Forensic Scientists are responsible for collecting and analyzing evidence that can be helpful in criminal investigations. They typically take photographs of the evidence or make quick sketches for detailed analyses at later stages. In addition to that, they collect evidence such as weapons, bodily fluids and fingerprints from the crime scene to take back to their labs for assessments.
If you are interested in this kind of work, the following guide on the requirements to become a forensic scientist would be of great use to you. It provides details about the educational and training requirements, along with a detailed look at the salary outlook for forensic scientists.
Specialization Options for Forensic Scientists
Forensic Scientists may be generalists, who perform nearly all the duties associated with this profession, or they can be specialists in certain areas of this field. Following is a list of the potential specialization options available to forensic scientists.

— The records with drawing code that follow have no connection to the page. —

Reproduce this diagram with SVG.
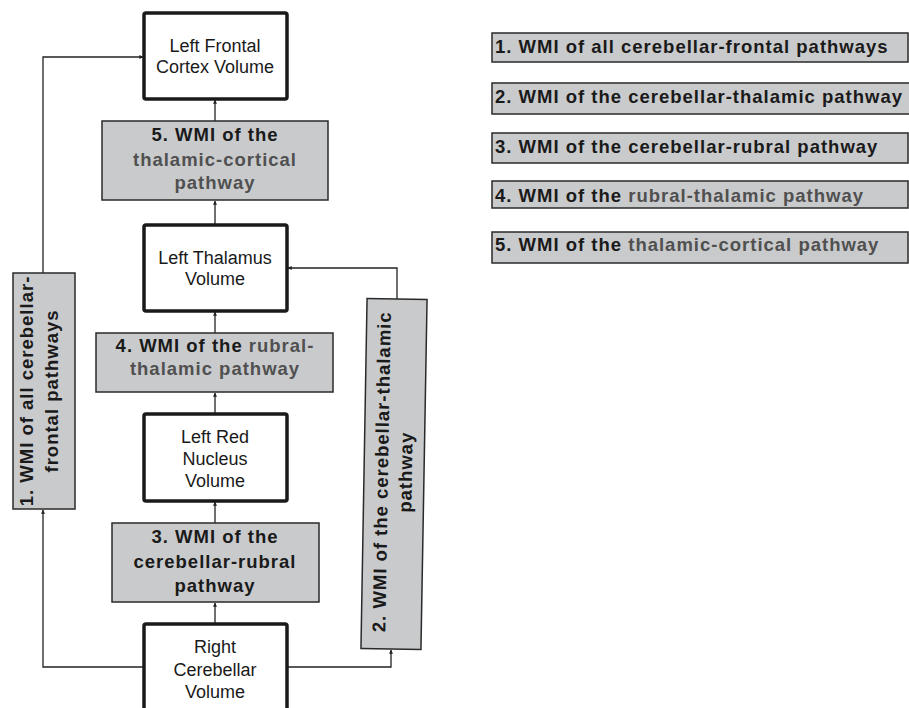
<svg xmlns="http://www.w3.org/2000/svg" width="909" height="708" viewBox="0 0 909 708">
<defs>
<style>
.node{fill:#fff;stroke:#1a1a1a;stroke-width:3.5}
.gbox{fill:#c9cacc;stroke:#2a2a2a;stroke-width:1.5}
.nt{font-family:"Liberation Sans",Arial,sans-serif;font-size:18px;fill:#1a1a1a;text-anchor:middle}
.bt{font-family:"Liberation Sans",Arial,sans-serif;font-size:18.5px;font-weight:bold;fill:#1a1a1a;letter-spacing:1px}
.c{text-anchor:middle}
.g{fill:#505050}
.con{fill:none;stroke:#222;stroke-width:1.3}
</style>
<marker id="ah" viewBox="0 0 6 6" refX="5.5" refY="3" markerWidth="4" markerHeight="4" orient="auto" markerUnits="userSpaceOnUse">
<path d="M0,0 L6,3 L0,6 z" fill="#222"/>
</marker>
</defs>

<g id="connectors">
<path class="con" d="M143,667 H43 V510" marker-end="url(#ah)"/>
<path class="con" d="M43,273 V57 H143" marker-end="url(#ah)"/>
<path class="con" d="M287,667 H391 V650" marker-end="url(#ah)"/>
<path class="con" d="M397,299 V268 H288" marker-end="url(#ah)"/>
<path class="con" d="M215,624 V603" marker-end="url(#ah)"/>
<path class="con" d="M215,523 V502" marker-end="url(#ah)"/>
<path class="con" d="M215,414 V393" marker-end="url(#ah)"/>
<path class="con" d="M215,333 V312" marker-end="url(#ah)"/>
<path class="con" d="M215,225 V201" marker-end="url(#ah)"/>
<path class="con" d="M215,121 V100" marker-end="url(#ah)"/>
</g>

<g id="frontal">
<rect class="node" x="144" y="13" width="143" height="86" rx="2"/>
<text class="nt" x="215" y="52">Left Frontal</text>
<text class="nt" x="215" y="73">Cortex Volume</text>
</g>

<g id="wmi5">
<rect class="gbox" x="102" y="121" width="226" height="79"/>
<text class="bt c" x="215" y="141">5. WMI of the</text>
<text class="bt c g" x="215" y="166">thalamic-cortical</text>
<text class="bt c g" x="215" y="189">pathway</text>
</g>

<g id="thalamus">
<rect class="node" x="144" y="225" width="143" height="86" rx="2"/>
<text class="nt" x="215" y="264">Left Thalamus</text>
<text class="nt" x="215" y="285">Volume</text>
</g>

<g id="wmi4">
<rect class="gbox" x="96" y="333" width="237" height="59"/>
<text class="bt c" x="215" y="352">4. WMI of the <tspan class="g">rubral-</tspan></text>
<text class="bt c g" x="215" y="375">thalamic pathway</text>
</g>

<g id="rednucleus">
<rect class="node" x="144" y="414" width="143" height="87" rx="2"/>
<text class="nt" x="215" y="443">Left Red</text>
<text class="nt" x="215" y="465">Nucleus</text>
<text class="nt" x="215" y="487">Volume</text>
</g>

<g id="wmi3">
<rect class="gbox" x="112" y="523" width="207" height="79"/>
<text class="bt c" x="215" y="543">3. WMI of the</text>
<text class="bt c" x="215" y="568">cerebellar-rubral</text>
<text class="bt c" x="215" y="592">pathway</text>
</g>

<g id="cerebellar">
<rect class="node" x="144" y="624" width="143" height="92" rx="2"/>
<text class="nt" x="215" y="653">Right</text>
<text class="nt" x="215" y="676">Cerebellar</text>
<text class="nt" x="215" y="698">Volume</text>
</g>

<g id="wmi1">
<rect class="gbox" x="13" y="273" width="62" height="236"/>
<text class="bt c" transform="translate(33,391) rotate(-90)" x="0" y="0">1. WMI of all cerebellar-</text>
<text class="bt c" transform="translate(58,391) rotate(-90)" x="0" y="0">frontal pathways</text>
</g>

<g id="wmi2" transform="rotate(1,394,474)">
<rect class="gbox" x="364" y="299" width="60" height="350"/>
<text class="bt c" transform="translate(388,472) rotate(-90)" x="0" y="0">2. WMI of the cerebellar-thalamic</text>
<text class="bt c" transform="translate(412,472) rotate(-90)" x="0" y="0">pathway</text>
</g>

<g id="legend">
<rect class="gbox" x="492" y="33" width="416" height="29"/>
<text class="bt" x="495" y="53">1. WMI of all cerebellar-frontal pathways</text>
<rect class="gbox" x="492" y="83" width="420" height="31"/>
<text class="bt" x="495" y="103">2. WMI of the cerebellar-thalamic pathway</text>
<rect class="gbox" x="492" y="133" width="416" height="30"/>
<text class="bt" x="495" y="153">3. WMI of the cerebellar-rubral pathway</text>
<rect class="gbox" x="492" y="181" width="416" height="27"/>
<text class="bt" x="495" y="202">4. WMI of the <tspan class="g">rubral-thalamic pathway</tspan></text>
<rect class="gbox" x="492" y="232" width="416" height="31"/>
<text class="bt" x="495" y="251">5. WMI of the <tspan class="g">thalamic-cortical pathway</tspan></text>
</g>
</svg>
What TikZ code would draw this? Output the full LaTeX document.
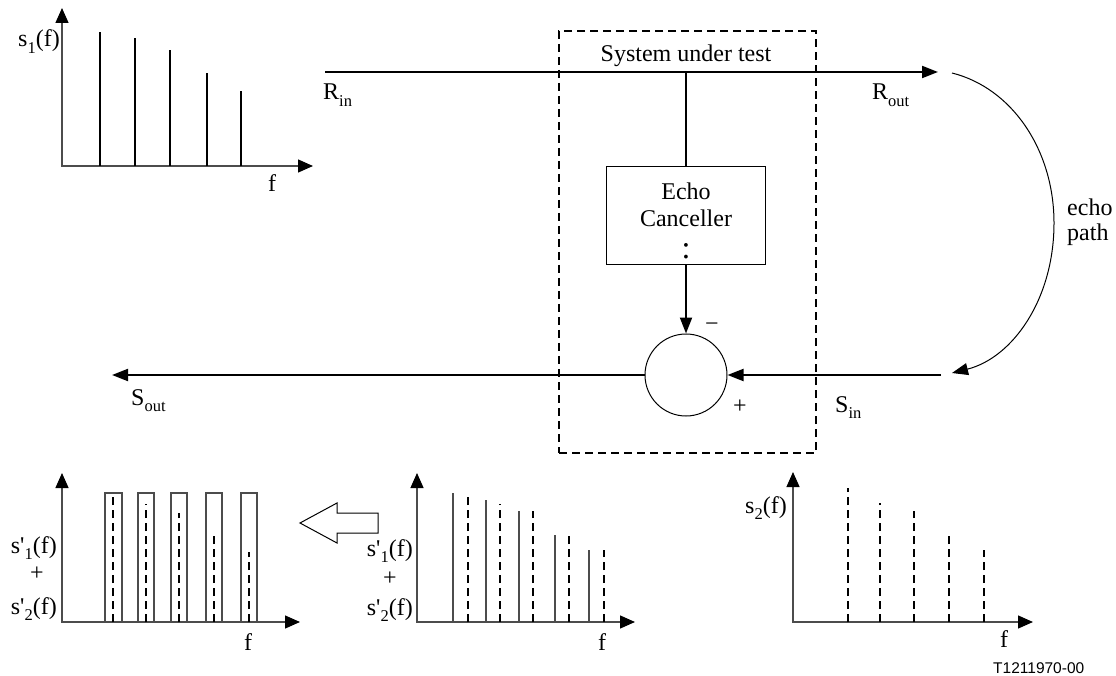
\documentclass[tikz,border=0pt]{standalone}
\usepackage{fontspec}
\setmainfont{Liberation Serif}[Ligatures=TeXOff]
\newfontfamily\labelsans{Liberation Sans}
\usetikzlibrary{arrows.meta}
\newcommand\lowsub[1]{\raisebox{-6.5pt}{\fontsize{16.5}{17}\selectfont #1}}
\begin{document}
\begin{tikzpicture}[x=1pt,y=-1pt,font=\fontsize{24}{25}\selectfont,
  sig/.style={line width=2pt,draw=black},
  tipped/.style={-{Triangle[length=16pt,width=12pt]}},
  axis/.style={line width=1.3pt,draw=black!70,
    {Triangle[length=15pt,width=13pt,color=black]}-{Triangle[length=15pt,width=13pt,color=black]}},
  bar/.style={line width=2pt,draw=black},
  thinbar/.style={line width=1.2pt,draw=black!70},
  dashbar/.style={line width=2pt,draw=black,dash pattern=on 8pt off 5pt},
  lbl/.style={inner sep=0pt,anchor=base},
  rlbl/.style={inner sep=0pt,anchor=base east},
  llbl/.style={inner sep=0pt,anchor=base west}]
\useasboundingbox (0,0) rectangle (1116,676);

% ---------- system under test ----------
\node[draw,line width=1.8pt,dash pattern=on 8pt off 5pt,minimum width=257pt,minimum height=422pt,inner sep=0pt] (sut) at (687.5,242) {};
\node[lbl] (sutlbl) at (686,62) {System under test};

\coordinate (rin) at (325,72);
\coordinate (rout) at (938,72);
\coordinate (tap) at (686,72);
\coordinate (sin) at (941,375);
\coordinate (sout) at (112,375);
\coordinate (ep1) at (952,73);
\coordinate (ep2) at (952,373);

\node[draw,line width=1pt,minimum width=159pt,minimum height=98pt,inner sep=0pt] (ec) at (686,216) {};
\node[lbl] (ectxt1) at (686,200) {Echo};
\node[lbl] (ectxt2) at (686,227) {Canceller};
\node[lbl,font=\fontsize{32}{32}\selectfont] (ectxt3) at (686,259) {:};

\node[draw,circle,line width=1pt,minimum size=82pt,inner sep=0pt] (sum) at (686,375) {};

\draw[sig,tipped] (rin) -- (rout);
\draw[sig] (tap) -- (ec.north);
\draw[sig,tipped] (ec.south) -- (sum.north);
\draw[sig,tipped] (sin) -- (sum.east);
\draw[sig,tipped] (sum.west) -- (sout);
\draw[line width=1pt,tipped] (ep1) .. controls (1012,88) and (1054,150) .. (1054,223)
   .. controls (1054,300) and (1012,358) .. (ep2);

\node[lbl] (minus) at (712,331) {−};
\node[lbl] (plus) at (740,413) {+};

\node[llbl] (rinlbl) at (323,100) {R\lowsub{in}};
\node[llbl] (routlbl) at (872,100) {R\lowsub{out}};
\node[llbl] (sinlbl) at (835,412) {S\lowsub{in}};
\node[llbl] (soutlbl) at (131,405) {S\lowsub{out}};
\node[llbl] (echo1) at (1067,216) {echo};
\node[llbl] (echo2) at (1067,241) {path};

% ---------- chart s1 ----------
\draw[axis] (62,8) -- (62,166) -- (313,166);
\foreach \x/\t in {100/32,135/38,170/50,207/73,241/91}
  \draw[bar] (\x,166) -- (\x,\t);
\node[rlbl] (s1lbl) at (60,47) {s\lowsub{1}(f)};
\node[lbl] (f1) at (272,192) {f};

% ---------- chart left bottom ----------
\draw[axis] (62,473) -- (62,622) -- (300,622);
\foreach \a/\b in {105/122,138/154,171/187,206/222,241/257}
  \draw[thinbar] (\a,622) rectangle (\b,493);
\foreach \x/\t in {113/496,146/504,179/513,214/536,249/552}
  \draw[dashbar] (\x,622) -- (\x,\t);
\node[rlbl] (la1) at (57,553) {s'\lowsub{1}(f)};
\node[lbl] (la2) at (37,580) {+};
\node[rlbl] (la3) at (57,614) {s'\lowsub{2}(f)};
\node[lbl] (f2) at (248,650) {f};

% ---------- hollow arrow ----------
\draw[line width=1pt,fill=white] (300,523) -- (337,503) -- (337,513) -- (378,513)
  -- (378,533) -- (337,533) -- (337,543) -- cycle;

% ---------- chart middle ----------
\draw[axis] (417,473) -- (417,622) -- (635,622);
\foreach \x/\t in {453/493,486/500,519/511,555/535,589/550}
  \draw[thinbar] (\x,622) -- (\x,\t);
\foreach \x/\t in {468/493,500/504,533/511,569/535,604/550}
  \draw[dashbar] (\x,622) -- (\x,\t);
\node[rlbl] (ma1) at (413,556) {s'\lowsub{1}(f)};
\node[lbl] (ma2) at (390,585) {+};
\node[rlbl] (ma3) at (413,615) {s'\lowsub{2}(f)};
\node[lbl] (f3) at (602,650) {f};

% ---------- chart s2 ----------
\draw[axis] (793,472) -- (793,622) -- (1033,622);
\foreach \x/\t in {848/488,880/503,914/511,949/535,984/550}
  \draw[dashbar] (\x,622) -- (\x,\t);
\node[rlbl] (s2lbl) at (787,513) {s\lowsub{2}(f)};
\node[lbl] (f4) at (1004,647) {f};

\node[llbl,font=\labelsans\fontsize{15.5}{16}\selectfont] (tag) at (993,673) {T1211970-00};
\end{tikzpicture}
\end{document}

Forensic Computer Examiners
Digital Forensics Analysts
Requirements to Become a Forensic Scientist
Once you have selected the specific field of forensics that you want to work in, you can move on to the actual process of becoming a forensic scientist. Read on to learn more about the educational, training and certification requirements for this occupation.
Educational Requirements to Become a Forensic Scientist
Forensic scientists usually need a bachelor’s degree for entry level jobs in this field. It is preferable that this degree be in a natural science, such as biology, chemistry or forensic science. Universities that offer specific programs in forensic science may also have the option for specializations in areas such as toxicology, DNA or pathology. Students who are not enrolled in a forensic science program are advised to take up courses in the subject. The American Academy of Forensic Sciences provides a comprehensive list of schools that offer programs in forensic science across the US.
Many forensic scientists with bachelor’s degrees opt for a master’s degree in forensic science as well, to enhance their chances of employment and get better salary packages.
In addition to that, many forensic scientists who work in crime labs for police departments need to be sworn police officers. For this, they will need to meet all the educational requirements for getting into a police academy.
Training Requirements to Become a Forensic Scientist
A lot of employers have in-house training programs designed for new recruits, to give them an idea of the organization’s work, before they can begin to work on cases on their own. Newly recruited crime scene investigators would typically start off by working under the supervision of an experienced investigator. This would help them learn about the proper procedures for collecting and recording evidence.
Forensic scientists who work primarily in labs are also given training on the job. The length of this training would be according to the specialty. However, most training sessions are wrapped up in less than a year. Lab technicians may be required to pass a proficiency exam or get approval from a laboratory before they can begin working on independent cases.
Besides the above, forensic scientists need to continue the learning and training process throughout their careers. This is mainly owing to the fact that forensic science is a rapidly evolving field, with newer technologies making their way into the market all the time. To stay on top of matters, continuous learning is integral.
Licensing Requirements to Become a Forensic Scientist
Certifications and licensure are not required for forensic scientists for most entry level positions. However, they are highly recommended for professional development, better job opportunities and higher salary packages. A range of certifications and licenses is available through various organizations in the US.
How Much Does a Forensic Scientist Make in the US?
According to the US Bureau of Labor Statistics, Forensic Science Technicians made an annual median income of $59,150 in 2019. The annual mean wage was $63,170 for the same time period.
The amount of salary earned varied according to the industry or the state of employment. The top paying industry for Forensic Science Technicians was the Federal Executive Branch (OES Designation), which paid an annual mean wage of $111,180. This was followed by the Scientific Research and Development Services, which paid $79,970 in 2019.
The top paying state for Forensic Science Technicians was California, with an annual mean wage of $87,200, followed by Illinois, which paid $82,130 and Massachusetts, which paid $76,950 in 2019.